━━ EXCERPTED RECORDS ━━

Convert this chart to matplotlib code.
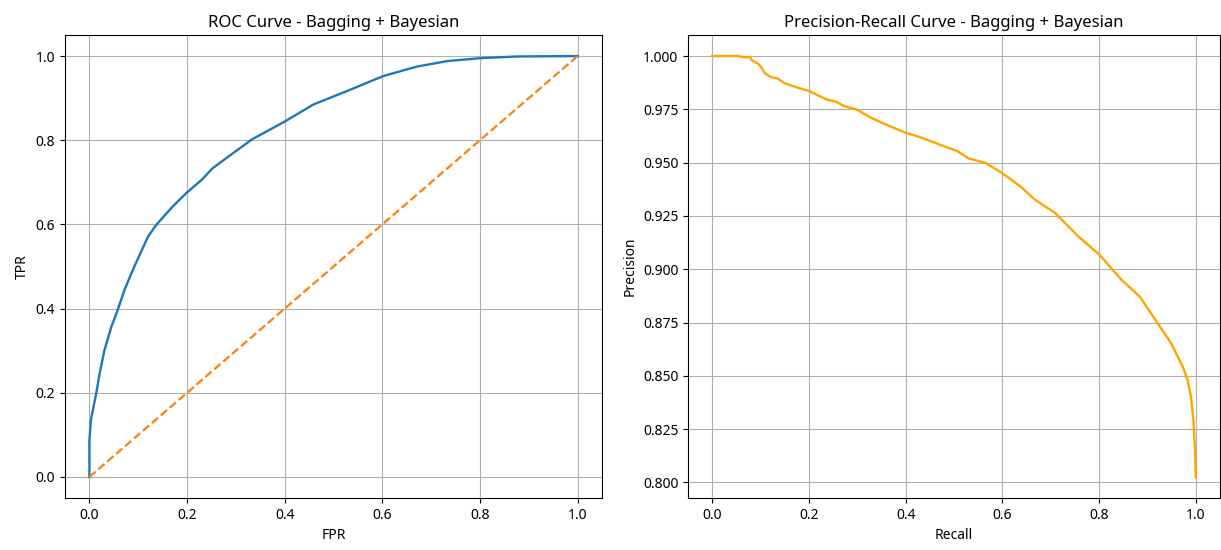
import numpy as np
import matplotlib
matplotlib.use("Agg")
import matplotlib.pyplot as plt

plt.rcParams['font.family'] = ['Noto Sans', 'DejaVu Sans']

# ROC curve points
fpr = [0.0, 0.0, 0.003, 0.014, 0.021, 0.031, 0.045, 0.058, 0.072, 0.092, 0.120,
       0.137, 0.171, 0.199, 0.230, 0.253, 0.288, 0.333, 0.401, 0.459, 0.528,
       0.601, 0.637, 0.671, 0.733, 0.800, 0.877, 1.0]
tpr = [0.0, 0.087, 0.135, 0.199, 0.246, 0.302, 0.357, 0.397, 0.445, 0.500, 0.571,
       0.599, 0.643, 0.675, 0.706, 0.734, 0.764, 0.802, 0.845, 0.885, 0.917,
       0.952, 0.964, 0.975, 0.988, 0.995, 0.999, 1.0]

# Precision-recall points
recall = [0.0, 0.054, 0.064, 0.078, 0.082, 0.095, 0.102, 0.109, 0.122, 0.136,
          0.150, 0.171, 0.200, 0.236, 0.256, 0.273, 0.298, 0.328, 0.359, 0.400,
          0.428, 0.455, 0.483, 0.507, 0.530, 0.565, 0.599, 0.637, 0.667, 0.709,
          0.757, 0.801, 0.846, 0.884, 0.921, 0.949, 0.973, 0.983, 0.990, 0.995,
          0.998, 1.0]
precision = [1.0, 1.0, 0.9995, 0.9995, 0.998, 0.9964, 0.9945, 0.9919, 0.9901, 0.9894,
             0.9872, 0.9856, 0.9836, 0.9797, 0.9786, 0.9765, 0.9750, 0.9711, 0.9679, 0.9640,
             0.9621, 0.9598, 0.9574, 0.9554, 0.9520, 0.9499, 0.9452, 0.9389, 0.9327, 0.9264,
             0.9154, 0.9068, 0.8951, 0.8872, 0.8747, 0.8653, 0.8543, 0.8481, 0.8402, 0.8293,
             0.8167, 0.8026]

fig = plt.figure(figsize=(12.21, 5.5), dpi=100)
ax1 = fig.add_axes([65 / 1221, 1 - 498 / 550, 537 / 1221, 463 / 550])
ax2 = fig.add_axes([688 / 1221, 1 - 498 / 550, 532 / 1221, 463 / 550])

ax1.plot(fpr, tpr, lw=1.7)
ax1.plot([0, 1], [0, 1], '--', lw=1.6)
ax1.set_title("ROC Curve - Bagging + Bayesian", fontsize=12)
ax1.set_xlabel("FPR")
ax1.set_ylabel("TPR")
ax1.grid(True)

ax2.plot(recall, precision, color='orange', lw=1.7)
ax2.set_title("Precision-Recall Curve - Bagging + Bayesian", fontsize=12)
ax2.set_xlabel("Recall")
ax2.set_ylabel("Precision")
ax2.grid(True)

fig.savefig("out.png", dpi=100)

━━━
━━ EXCERPTED RECORDS ━━

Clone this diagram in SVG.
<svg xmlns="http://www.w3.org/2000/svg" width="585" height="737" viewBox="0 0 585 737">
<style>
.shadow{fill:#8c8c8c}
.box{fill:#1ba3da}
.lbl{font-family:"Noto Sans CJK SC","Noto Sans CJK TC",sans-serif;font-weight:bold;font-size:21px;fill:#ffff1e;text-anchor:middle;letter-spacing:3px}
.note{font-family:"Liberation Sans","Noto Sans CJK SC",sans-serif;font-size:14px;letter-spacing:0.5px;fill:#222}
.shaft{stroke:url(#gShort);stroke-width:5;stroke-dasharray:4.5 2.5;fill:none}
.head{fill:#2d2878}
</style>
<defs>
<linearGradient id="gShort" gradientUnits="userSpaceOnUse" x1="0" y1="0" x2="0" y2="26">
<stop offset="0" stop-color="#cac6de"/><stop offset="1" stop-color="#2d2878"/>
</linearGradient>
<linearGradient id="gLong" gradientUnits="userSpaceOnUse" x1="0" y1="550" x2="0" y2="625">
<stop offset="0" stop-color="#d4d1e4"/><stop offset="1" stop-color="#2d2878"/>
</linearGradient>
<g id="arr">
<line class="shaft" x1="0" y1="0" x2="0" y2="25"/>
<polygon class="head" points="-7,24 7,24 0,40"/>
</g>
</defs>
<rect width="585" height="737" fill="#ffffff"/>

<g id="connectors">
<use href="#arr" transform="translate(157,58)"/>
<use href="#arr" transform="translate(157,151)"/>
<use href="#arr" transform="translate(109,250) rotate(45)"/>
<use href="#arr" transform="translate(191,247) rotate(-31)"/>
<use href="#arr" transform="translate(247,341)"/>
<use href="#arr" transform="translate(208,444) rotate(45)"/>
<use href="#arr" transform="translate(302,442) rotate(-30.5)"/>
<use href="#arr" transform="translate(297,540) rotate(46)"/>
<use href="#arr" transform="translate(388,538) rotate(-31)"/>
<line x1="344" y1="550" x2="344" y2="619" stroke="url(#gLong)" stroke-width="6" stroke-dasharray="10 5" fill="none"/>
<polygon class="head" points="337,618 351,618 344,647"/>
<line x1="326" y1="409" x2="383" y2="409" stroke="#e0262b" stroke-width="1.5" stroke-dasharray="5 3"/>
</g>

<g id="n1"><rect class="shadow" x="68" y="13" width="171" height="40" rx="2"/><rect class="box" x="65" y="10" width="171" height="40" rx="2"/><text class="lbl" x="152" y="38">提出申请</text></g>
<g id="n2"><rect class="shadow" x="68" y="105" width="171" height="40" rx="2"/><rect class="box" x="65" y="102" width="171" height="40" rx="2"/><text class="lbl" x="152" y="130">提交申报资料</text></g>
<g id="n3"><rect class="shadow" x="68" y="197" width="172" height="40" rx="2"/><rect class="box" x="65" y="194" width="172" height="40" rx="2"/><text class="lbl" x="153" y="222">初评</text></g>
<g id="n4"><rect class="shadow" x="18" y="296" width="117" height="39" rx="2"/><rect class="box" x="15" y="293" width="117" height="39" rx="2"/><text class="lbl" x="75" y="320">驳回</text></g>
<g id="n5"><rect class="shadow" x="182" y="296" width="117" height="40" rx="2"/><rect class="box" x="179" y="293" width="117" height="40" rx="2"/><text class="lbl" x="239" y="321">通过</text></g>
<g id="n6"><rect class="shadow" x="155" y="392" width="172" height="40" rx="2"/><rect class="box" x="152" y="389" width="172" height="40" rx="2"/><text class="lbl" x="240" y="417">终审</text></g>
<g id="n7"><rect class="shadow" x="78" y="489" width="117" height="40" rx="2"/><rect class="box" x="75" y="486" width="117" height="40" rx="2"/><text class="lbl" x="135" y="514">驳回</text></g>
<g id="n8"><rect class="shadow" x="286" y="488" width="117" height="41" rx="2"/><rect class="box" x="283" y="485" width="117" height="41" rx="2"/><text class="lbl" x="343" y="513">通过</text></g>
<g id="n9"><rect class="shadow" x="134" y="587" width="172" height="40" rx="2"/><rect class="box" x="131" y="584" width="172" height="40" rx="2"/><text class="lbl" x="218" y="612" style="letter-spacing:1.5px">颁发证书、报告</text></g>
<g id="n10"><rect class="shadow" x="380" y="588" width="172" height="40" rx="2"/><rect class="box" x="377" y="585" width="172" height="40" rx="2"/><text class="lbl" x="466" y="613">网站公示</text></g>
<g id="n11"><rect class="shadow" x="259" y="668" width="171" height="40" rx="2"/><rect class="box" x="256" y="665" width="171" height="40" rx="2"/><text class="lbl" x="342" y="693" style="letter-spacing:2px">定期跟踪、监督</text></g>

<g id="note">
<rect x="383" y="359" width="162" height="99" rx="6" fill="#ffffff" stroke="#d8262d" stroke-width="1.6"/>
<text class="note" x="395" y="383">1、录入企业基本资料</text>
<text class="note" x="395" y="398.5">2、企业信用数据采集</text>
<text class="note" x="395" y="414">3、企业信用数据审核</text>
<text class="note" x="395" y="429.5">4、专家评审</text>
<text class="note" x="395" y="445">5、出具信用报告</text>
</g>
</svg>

━━━

=== YOUR OBJECTIVE ===
Leave the pictures out, and transcribe exactly the lines above starting at the one that contains "Convert this chart to matplotlib code." and ending at the one that contains "plt.rcParams['font.family'] = ['Noto".

=== EXERCISE ANSWER ===
Convert this chart to matplotlib code.
import numpy as np
import matplotlib
matplotlib.use("Agg")
import matplotlib.pyplot as plt

plt.rcParams['font.family'] = ['Noto Sans', 'DejaVu Sans']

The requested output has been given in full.